Single by Hot Chocolate
- B-side: "I Want to Be Free"
- Released: 23 March 1973
- Length: 4:23
- Label: Rak
- Songwriters: Errol Brown; Tony Wilson;
- Producer: Mickie Most

Hot Chocolate singles chronology
| "You'll Always Be a Friend" (1972) | "Brother Louie" (1973) | "Rumours" (1973) |

= Brother Louie (Hot Chocolate song) =

1973 song by Hot Chocolate

"Brother Louie" is a song by British soul band Hot Chocolate. Written by members Errol Brown and Tony Wilson and produced by Mickie Most, the song discusses an interracial love affair between a white man and a black woman, and the subsequent rejection of both by their parents because of it. Upon its release as a single, "Brother Louie" peaked at number 7 on the UK Singles Chart in 1973. Alexis Korner has a spoken-word part in this version of the song. Phil Dennys arranged the string section.

==Stories version==

"Brother Louie" was covered by the American band Stories (featuring singer Ian Lloyd) about six months after Hot Chocolate's UK hit. The Stories version reached number 1 on the Billboard Hot 100 in the US and sold a million-plus copies to earn a gold disc.

==Charts==
===Hot Chocolate version===

| Chart (1973) | Peak position |
|---|---|
| Ireland (IRMA) | 19 |
| UK Singles (Official Charts) | 7 |

===Stories version===

====Weekly charts====

| Chart (1973) | Peak position |
|---|---|
| Australia (Kent Music Report) | 36 |
| Canada Top Singles (RPM) | 1 |
| US Billboard Hot 100 | 1 |
| US Hot R&B/Hip-Hop Songs (Billboard) | 22 |
| US Cash Box Top 100 | 1 |
| US Cash Box R&B | 12 |

====Year-end charts====

| Chart (1973) | Position |
|---|---|
| Canada Top Singles (RPM) | 9 |
| US Billboard Hot 100 | 13 |
| US Cash Box | 19 |

====All-time charts====

| Chart (1958–2018) | Position |
|---|---|
| US Billboard Hot 100 | 349 |

====Certifications====

| Region | Certification | Certified units/sales |
| United States (RIAA) | Gold | 1,000,000^{^} |
^{^} Shipments figures based on certification alone.

==Other versions==
Another cover was released in 1973 by Roy Ayers on his album Virgo Red, playing vibes instead of singing. The song has since been covered by many other artists, notably Vandenberg singer Bert Heerink who had a top 10 hit in 1995 in the Netherlands with a Dutch version titled "Julie July", and a version by English rock band the Quireboys in 1993 which reached number 32 in the UK.
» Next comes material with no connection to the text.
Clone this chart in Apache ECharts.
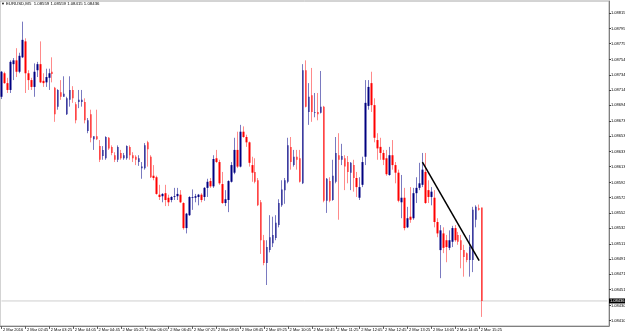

Puerto Rican/American musician Louie Louie recorded a cover version of the song for his second studio album, Let's Get Started (1993). It was produced by George Michael.

==In popular culture==
The recording by Stories was featured in the film A Guide to Recognizing Your Saints (2006). The same version also appeared in an episode of the series Nip/Tuck. An alternative rendition of the Stories version of the song was included in the soundtrack of the 2007 film Zodiac. It was also on the soundtrack to the 1999 film Dick and in the 2005 French-Canadian film C.R.A.Z.Y., but the song's first film appearance was in Wim Wenders' 1974 film Alice in the Cities (7:15 into the film).

The song, with slightly different wording, is used as the theme song to the television series Louie, a sitcom loosely based on the life of American comedian Louis C.K. The word "cry" was changed to "die" in the second repetition of the chorus. This version was produced by Reggie Watts, with the intro emulating the Hot Chocolate version, and with Stories singer Ian Lloyd reprising his vocals.

The Stories recording was used as walk-up music by New York Mets baseball player Luis Guillorme.